Voltou a jogar praticamente dois anos depois da lesão, a 13 de janeiro de 2013. Foi num jogo do Sp. Braga B, frente ao Benfica.

Em Braga ainda foi protagonista involuntário de um dos casos da época. O único jogo que fez pela equipa principal do Sp. Braga, quando a 20 de janeiro entrou aos 84 minutos para o final da partida da Liga com o V. Setúbal, jogou-se menos de 72 horas antes da partida seguinte em que foi utilizado na equipa B para a II Liga, com o Belenenses. A utilização de Emídio nos dois jogos custou ao Sp. Braga a perda desse jogo e mais dois pontos na II Liga.
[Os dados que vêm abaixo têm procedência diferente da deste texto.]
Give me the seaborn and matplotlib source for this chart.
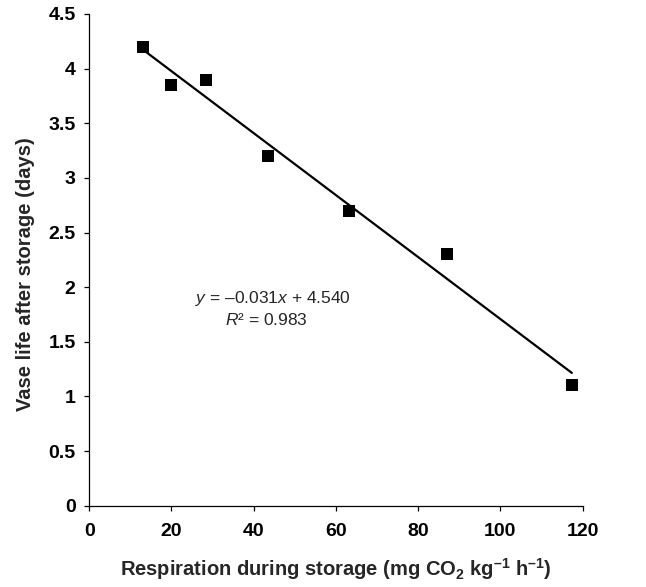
"""Vase life vs respiration during storage — scatter with linear fit."""

import matplotlib
matplotlib.use("Agg")
import matplotlib.pyplot as plt
import matplotlib.ticker as mticker
import seaborn as sns
import pandas as pd

# values
respiration = [13.1, 19.8, 28.4, 43.6, 63.1, 87.0, 117.4]
vase_life = [4.20, 3.85, 3.90, 3.20, 2.70, 2.30, 1.10]
x_ticks = [0, 20, 40, 60, 80, 100, 120]
y_ticks = [0, 0.5, 1, 1.5, 2, 2.5, 3, 3.5, 4, 4.5]
equation = r"$\mathit{y}$ = –0.031$\mathit{x}$ + 4.540"
r_squared = r"$\mathit{R}$² = 0.983"

df = pd.DataFrame({"resp": respiration, "life": vase_life})

sns.set_style("ticks")
plt.rcParams.update({
    "font.family": ["Liberation Sans", "DejaVu Sans"],
    "mathtext.fontset": "custom",
    "mathtext.default": "regular",
    "mathtext.rm": "Liberation Sans",
    "mathtext.it": "Liberation Sans:italic",
    "axes.edgecolor": "black",
    "axes.linewidth": 0.9,
    "xtick.color": "black",
    "ytick.color": "black",
})

fig = plt.figure(figsize=(6.46, 5.87), dpi=100)
ax = fig.add_axes([0.138, 0.1385, 0.7638, 0.8377])

sns.regplot(data=df, x="resp", y="life", ax=ax, ci=None, marker="s",
            scatter_kws={"s": 68, "color": "black", "alpha": 1,
                         "linewidths": 0, "zorder": 3},
            line_kws={"color": "black", "lw": 1.6})

ax.set_xlim(0, 120)
ax.set_ylim(0, 4.5)
ax.set_xticks(x_ticks)
ax.set_yticks(y_ticks)
ax.yaxis.set_major_formatter(mticker.FuncFormatter(lambda v, p: f"{v:g}"))
ax.tick_params(direction="out", length=3.8, width=0.9, labelsize=14)
ax.tick_params(axis="x", pad=9)
ax.tick_params(axis="y", pad=6)
for lab in ax.get_xticklabels() + ax.get_yticklabels():
    lab.set_fontweight("bold")
sns.despine(ax=ax)

ax.set_xlabel(r"Respiration during storage (mg CO$_{2}$ kg$^{–1}$ h$^{–1}$)",
              fontsize=14.5, fontweight="bold", labelpad=11)
ax.set_ylabel("Vase life after storage (days)", fontsize=14.5, fontweight="bold", labelpad=11)
ax.yaxis.set_label_coords(-0.11, 0.47)

ax.text(25.7, 1.853, equation, fontsize=12.5, ha="left", va="baseline")
ax.text(33.0, 1.65, r_squared, fontsize=12.5, ha="left", va="baseline")

fig.savefig("out.png", dpi=100, facecolor="white")
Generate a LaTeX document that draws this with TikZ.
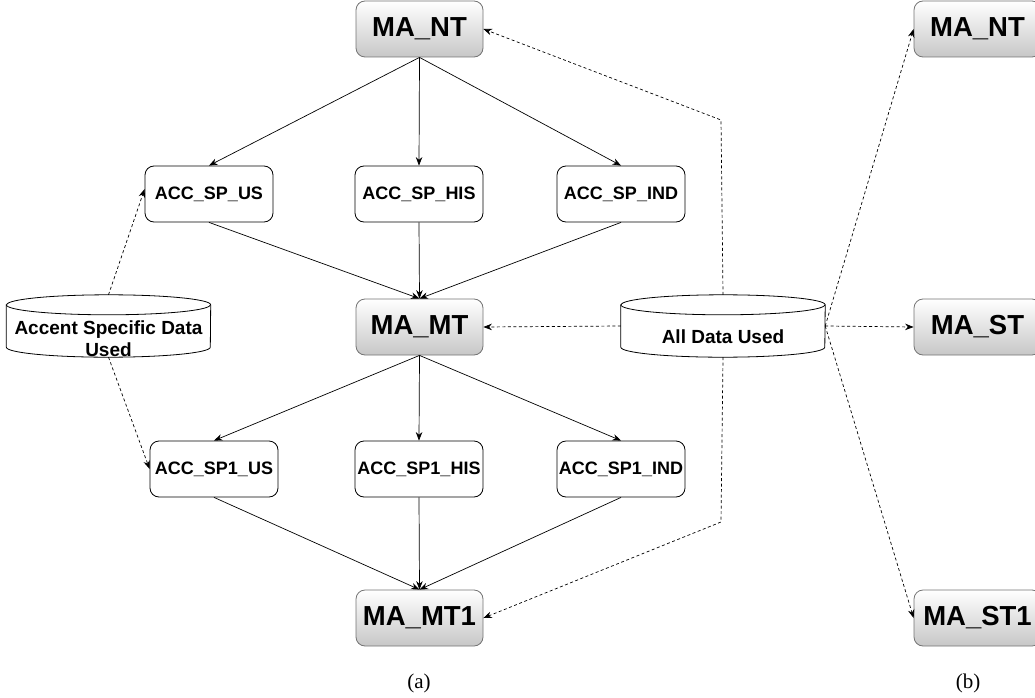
\documentclass[tikz,border=0pt]{standalone}
\usepackage{fontspec}
\setmainfont{Liberation Serif}
\newfontfamily\lsans{Liberation Sans}
\usetikzlibrary{arrows.meta,calc}
\tikzset{
  manode/.style={draw=black!55, rounded corners=9pt, top color=white, bottom color=black!22,
    minimum width=127pt, minimum height=56pt, inner sep=0pt, line width=0.8pt,
    font=\lsans\bfseries\fontsize{27.5}{30}\selectfont},
  accnode/.style={draw=black, fill=white, rounded corners=9pt,
    minimum width=128pt, minimum height=56pt, inner sep=0pt, line width=0.8pt,
    font=\lsans\bfseries\fontsize{18}{20}\selectfont},
  cylbox/.style={minimum width=204pt, minimum height=62pt, inner sep=0pt},
  cyltext/.style={align=center, inner sep=0pt, font=\lsans\bfseries\fontsize{19}{22}\selectfont},
  arr/.style={line width=0.7pt, -{Stealth[length=8.5pt,width=6.5pt]}},
  darr/.style={line width=0.7pt, dash pattern=on 3pt off 2.5pt, -{Stealth[length=8.5pt,width=6.5pt]}},
  captext/.style={font=\fontsize{21}{24}\selectfont, inner sep=0pt}
}
\begin{document}
\begin{tikzpicture}[x=1pt,y=-1pt]
\useasboundingbox (0,0) rectangle (1035,698);
\clip (0,0) rectangle (1035,698);
% main nodes
\node[manode] (MAnt) at (419.5,29) {MA\_NT};
\node[manode] (MAmt) at (419.5,327) {MA\_MT};
\node[manode] (MAmtone) at (419.5,618) {MA\_MT1};
\node[manode] (RMAnt) at (977.5,29) {MA\_NT};
\node[manode] (RMAst) at (977.5,327) {MA\_ST};
\node[manode] (RMAstone) at (977.5,618) {MA\_ST1};
% acc nodes
\node[accnode] (accUS) at (209,194) {ACC\_SP\_US};
\node[accnode] (accHIS) at (419,194) {ACC\_SP\_HIS};
\node[accnode] (accIND) at (621,194) {ACC\_SP\_IND};
\node[accnode] (accOUS) at (214,469) {ACC\_SP1\_US};
\node[accnode] (accOHIS) at (419,469) {ACC\_SP1\_HIS};
\node[accnode] (accOIND) at (621,469) {ACC\_SP1\_IND};
% cylinders
\node[cylbox] (cylA) at (108.5,326) {};
\node[cylbox] (cylB) at (723,326) {};
\foreach \c in {cylA,cylB}{
  \path[draw=black, fill=white, line width=0.8pt]
    ([yshift=-10pt]\c.north west) -- ([yshift=10pt]\c.south west)
    arc[start angle=180,end angle=360,x radius=102pt,y radius=10pt]
    -- ([yshift=-10pt]\c.north east)
    arc[start angle=0,end angle=180,x radius=102pt,y radius=10pt] -- cycle;
  \draw[line width=0.8pt] ([yshift=-10pt]\c.north west)
    arc[start angle=180,end angle=360,x radius=102pt,y radius=10pt];
}
\node[cyltext] (cylAtext) at (108.5,339) {Accent Specific Data\\Used};
\node[cyltext] (cylBtext) at (723,337) {All Data Used};
% solid arrows
\foreach \t in {accUS,accHIS,accIND}{
  \draw[arr] (MAnt.south) -- (\t.north);
  \draw[arr] (\t.south) -- (MAmt.north);
}
\foreach \t in {accOUS,accOHIS,accOIND}{
  \draw[arr] (MAmt.south) -- (\t.north);
  \draw[arr] (\t.south) -- (MAmtone.north);
}
% dashed arrows left
\draw[darr] (cylA.north) -- ([yshift=5pt]accUS.west);
\draw[darr] (cylA.south) -- (accOUS.west);
% dashed arrows right cylinder
\coordinate (bendT) at (721,120);
\coordinate (bendB) at (721,522);
\draw[darr] (cylB.west) -- (MAmt.east);
\draw[darr] (cylB.north) -- (bendT) -- (MAnt.east);
\draw[darr] (cylB.south) -- (bendB) -- (MAmtone.east);
\draw[darr] (cylB.east) -- (RMAnt.west);
\draw[darr] (cylB.east) -- (RMAst.west);
\draw[darr] (cylB.east) -- (RMAstone.west);
% captions
\node[captext] (capa) at (419,683) {(a)};
\node[captext] (capb) at (968,683) {(b)};
\end{tikzpicture}
\end{document}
Para Emídio, a notícia é que estava a jogar, a cada fim de semana. Ainda que pela equipa B, foi em Braga que voltou ao futebol com regularidade. Fez 18 jogos ao todo. «Ter jogado os jogos todos que joguei em Braga é sinal de regularidade, é sinal de que estou bem.»

Se Emídio garante que não se deixou abalar por dúvidas quanto ao futuro, ele admite que quem via de fora se questionasse se alguma vez voltaria ao nível a que estava antes daquele dia de janeiro de 2011. «A lesão é sempre um ponto de interrogação. Todos os clubes colocam um grande ponto de interrogação, como vai ele estar?»

Depois de Sp. Braga, a opção para Emídio foi continuar a carreira na Grécia. No Platanias, um clube modesto, que está apenas na sua segunda época no escalão principal, continua a sentir-se bem e a jogar, ao lado de dois portugueses na defesa, Vasco Fernandes e Vasco Faísca.

Emídio acredita que pode voltar ao que era, antes de acontecer tudo o que de mau lhe aconteceu. «Sinto-me bem, capaz de fazer o que fazia antes.» E continua a olhar alto: «A ambição é sempre voltar ao nível mais alto. Continua a ser, depois de lá ter estado.»